Increase your income. I just saw this post by Critter......
Your only option will be to increase your income so you DO have a tax liability that the credit can negate. Selling an asset like property or stock, working more, taking a pension/IRA distribution and/or converting an IRA to a ROTH are some of the ways.
The only way to claim the full credit is to increase your taxable income in some way so that the credit can offset the higher tax. (That means that whatever you do to increase your taxable income will in fact be tax-free.)
The simplest things I can think of involve investments.
a. Change your work 401k contributions from pre-tax to after tax (Roth). You will pay tax on the contributions now instead of taking a deduction (but the tax will be offset by the credit) and then you will pay no tax when you withdraw after retirement. Assuming your top tax rate is 22% or 24%, then for every $1000 of credit you need to cover, increase your taxable income by $4000-$4500.
b. If you contribute to a private tax-deductible IRA instead of a work plan, change your contributions to a Roth IRA.

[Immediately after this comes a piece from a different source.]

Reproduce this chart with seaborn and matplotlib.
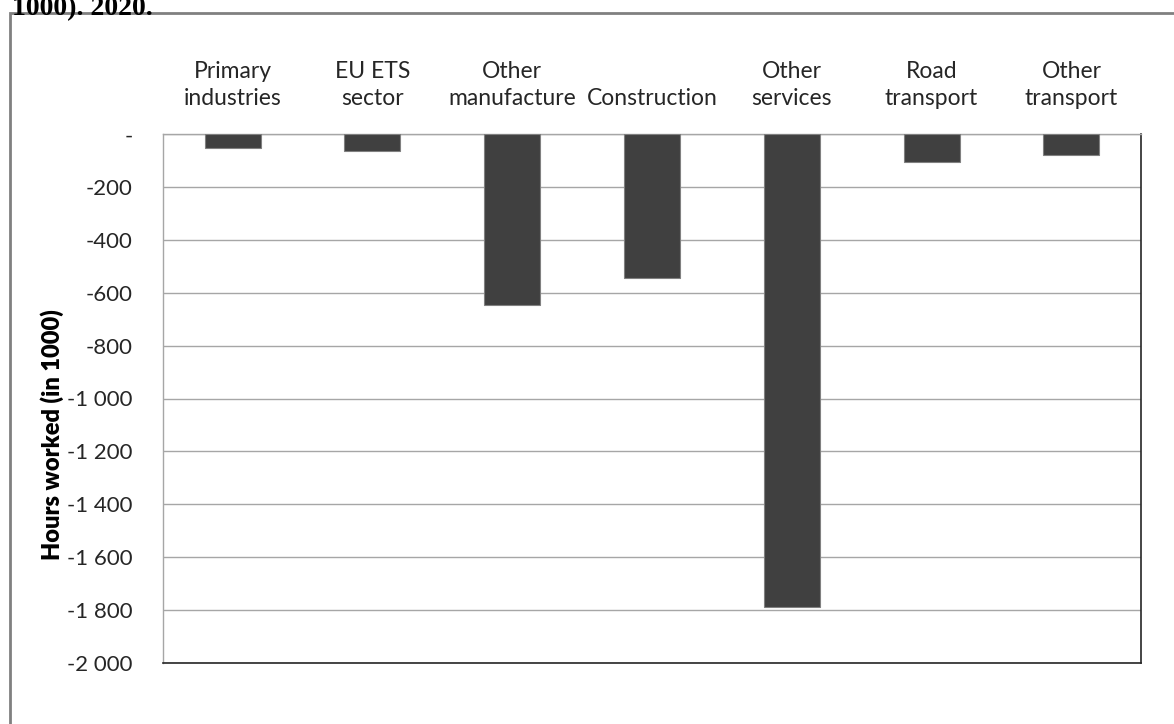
import matplotlib
matplotlib.use("Agg")
import matplotlib.pyplot as plt
from matplotlib.patches import Rectangle
from matplotlib.ticker import FuncFormatter, MultipleLocator
import seaborn as sns
import pandas as pd

# Change in hours worked by sector (in 1000)
categories = ["Primary\nindustries", "EU ETS\nsector", "Other\nmanufacture", "Construction",
              "Other\nservices", "Road\ntransport", "Other\ntransport"]
hours = [-50, -65, -646, -545, -1790, -106, -78]
y_label = "Hours worked (in 1000)"
caption = "1000). 2020."

sns.set_theme(style="white")
plt.rcParams["font.family"] = ["Lato", "DejaVu Sans"]

df = pd.DataFrame({"sector": categories, "hours": hours})

W, H = 1174, 724
fig = plt.figure(figsize=(W / 100, H / 100), dpi=100)
ax = fig.add_axes([162.7 / W, 1 - 662.7 / H, (1141.3 - 162.7) / W, (662.7 - 134.3) / H])

sns.barplot(data=df, x="sector", y="hours", color="#404040", width=0.4,
            edgecolor="#808080", linewidth=0.8, saturation=1, ax=ax, zorder=3)

ax.set_ylim(-2000, 0)
ax.yaxis.set_major_locator(MultipleLocator(200))
ax.yaxis.set_major_formatter(FuncFormatter(
    lambda v, p: "-" if abs(v) < 1e-9 else f"{int(round(v)):,}".replace(",", " ")))
ax.grid(axis="y", color="#a6a6a6", linewidth=1.0, zorder=0)
ax.set_axisbelow(True)

ax.xaxis.tick_top()
ax.tick_params(axis="x", length=0, pad=18.5, labelsize=16.5, colors="#262626")
ax.tick_params(axis="y", length=0, pad=21.5, labelsize=16, colors="#262626")
for lab in ax.get_xticklabels():
    lab.set_linespacing(1.35)

ax.set_xlabel("")
ax.set_ylabel(y_label, fontsize=17, fontweight="heavy", color="black")
ax.yaxis.set_label_coords(-0.101, 0.431)

for side in ("left", "top"):
    ax.spines[side].set_color("#a6a6a6")
    ax.spines[side].set_linewidth(1.0)
for side in ("bottom", "right"):
    ax.spines[side].set_color("#262626")
    ax.spines[side].set_linewidth(1.2)

# Chart frame
fig.patches.append(Rectangle((10 / W, -0.1), 1.2, 1 - 13 / H + 0.1, transform=fig.transFigure,
                             fill=False, edgecolor="#808080", linewidth=2.0))

fig.text(12 / W, 1 - 15 / H, caption, family=["Liberation Serif", "DejaVu Serif"],
         fontweight="bold", fontsize=20, va="baseline", ha="left", color="black")

fig.savefig("out.png", dpi=100)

c. If you have a taxable broker account, you could sell any investments with long term capital gains to realize (cash out) those gains. For long term capital gains at 15% tax, you would realize $6666 in gains for every $1000 of EV credit you need to use up. Since the gains will end up being tax free, you can re-invest them in your account and that will increase your basis and reduce your taxable gains on future sales.
[Edited to add]
d. If you have an existing traditional (pre-tax) IRA, you can perform a Roth IRA conversion. This moves some money from a traditional IRA to a Roth IRA. You pay income tax now on the converted amount (which is offset by the credit) and then you won't pay tax when you retire. If you have a workplace retirement account (401k, 403b, etc.), you may be able to perform a Roth conversion inside the work plan, to convert some money from a pre-tax 401k to a designated Roth account. This is not an IRA becasue the money is still in the workplace plan, just designated differently. The tax effects are the same. Depending on your tax bracket, you would convert $4000-$6666 per $1000 of EV credit you need to use up. (Not all workplace plans allow in-plan Roth conversions, you will have to ask your plan.)
Another option could be to defer making large charity donations until 2024. By not making a planned donation in 2023, your taxable income will go up and be offset by the credit, then you make the large donation in 2024 and take a larger tax deduction on your 2024 return, reducing your tax.